Explore Maui

Top Things to Do on Maui

Visitors to any of the Hawaiian Islands are in for a lifetime experience. But Maui, as celebrities like Steve Tyler and Oprah Winfrey have discovered, offers more of a relaxed pace.

Also known as the valley isle, Maui offers stunning contrasts between cascading waterfalls and alpine peaks to boho chic towns and award-winning resorts. But to see Maui and all its splendors requires time. The road to Hāna requires a three-hour drive—if you’re leaving from Lāhainā or Kīhei—and stretches along 50 miles past taro patches, over single-lane bridges, waterfall pools and lush rainforests. While waking up in the early hours may not seem like a vacation, seeing the sun rise atop Haleakalā is worth the effort. Known as the “House of the Sun,” Haleakalā majestically rises 10,023 feet above sea level and offers a winding odyssey of 36 miles of hiking trails, which open to fascinating landscapes (see also: Haleakala National Park: A Guide for Travelers).

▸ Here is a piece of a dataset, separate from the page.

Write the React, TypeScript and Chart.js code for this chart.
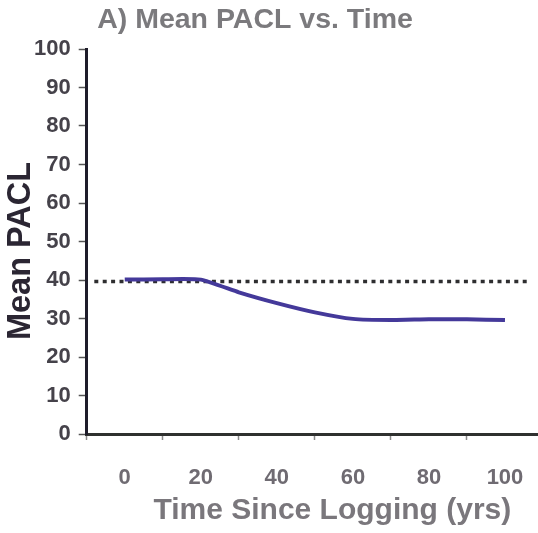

To get a historical sense of Maui, Lāhainā is the portal to the past. Often called the “jewel in the crown of Maui,” Lāhainā’s history lays bare to see through its road structure and architecture, which have been carefully preserved over the generations. Before it was the rowdy whaling epicenter of the Pacific, Lāhainā was the first capital of the Kingdom of Hawai‘i.

So, as author Mark Twain once said, "I went to Maui to stay a week and stayed five."

Snorkeling off Molokini

Legend has it that Molokini was once a beautiful woman transformed into stone by her rival, the fire goddess Pele. Creative as the legend is, the 80-degree turquoise waters and exotic marine life around this tiny crescent-shaped island three miles off the southwest coast of Maui is no myth.

Haleakalā

One of Hawaii’s biggest attractions is the stunning 10,023-foot Haleakala, the world’s largest dormant volcano, located on the island of Maui. Haleakala’s most magnificent feature is the crater itself: 3,000 feet deep, 2.5 miles across and a circumference of 21 miles.

Lahaina

The most frequently visited spot on the island, Lahaina is the only town in leeward Maui with a genuine downtown. Its primary draw is Front Street, a crowded main drag where a variety of restaurants, shops and hideaway cafes tucked into side streets create a maze of quirky charm.

Paia

Once an plantation town centered on Hawaiian Commercial & Sugar Company, today Paia enjoys status as one of the top windsurfing destinations in the world.

Maui Ocean Center

This marine park is one of Maui’s top attractions and has been called “The Hawaiian Aquarium.” It includes a 750,000-gallon open ocean exhibit, with 2,000-plus fishes, live coral displays, green sea turtles, encounters with sharks and rays, and a touch tank filled with starfish and sea urchins.

Bailey House Museum

Built in 1833, Wailuku's Bailey House get a glimpse of both pre-contact Hawai‘i – the site was once the Royal compound of Maui’s last ruling chief, Kahekili, and Hawaiians’ sense of place makes the pre-contact component here critical – and a slice of missionary-era life.

Kealia Pond National Wildlife Refuge

Located along the south-central coast, between the towns of Kīhei and Mā‘alaea, Keālia Pond National Wildlife Refuge measures approximately 700 acres and is one of the few natural wetlands remaining among the Hawaiian Islands.  The refuge is a natural basin for a 56-square-mile watershed from the west Maui mountains.

Iao Valley State Park

Covered in green foliage, the iconic ‘Īao Needle is a natural basalt pinnacle that  looms over the ‘Īao stream and is surrounded by the walls of the Pu‘u Kukui, the crater of a dormant volcano in the West Maui Mountains.

Road to Hana

The small town of Hana is isolated from the rest of the island, and the epic drive here on the Hana Highway is one of the most scenic in the entire state. The highway has more than 600 curves and 50 bridges and passes lush rainforests, cascading waterfalls and seaside cliffs.

Kihei

This unpretentious South Maui town draws locals and visitors to its beaches. Some of north Kihei’s beaches are not ideal for swimming, but the brisk winds off Mai Poina Oe lau Beach nevertheless draws windsurfers and kiteboarders.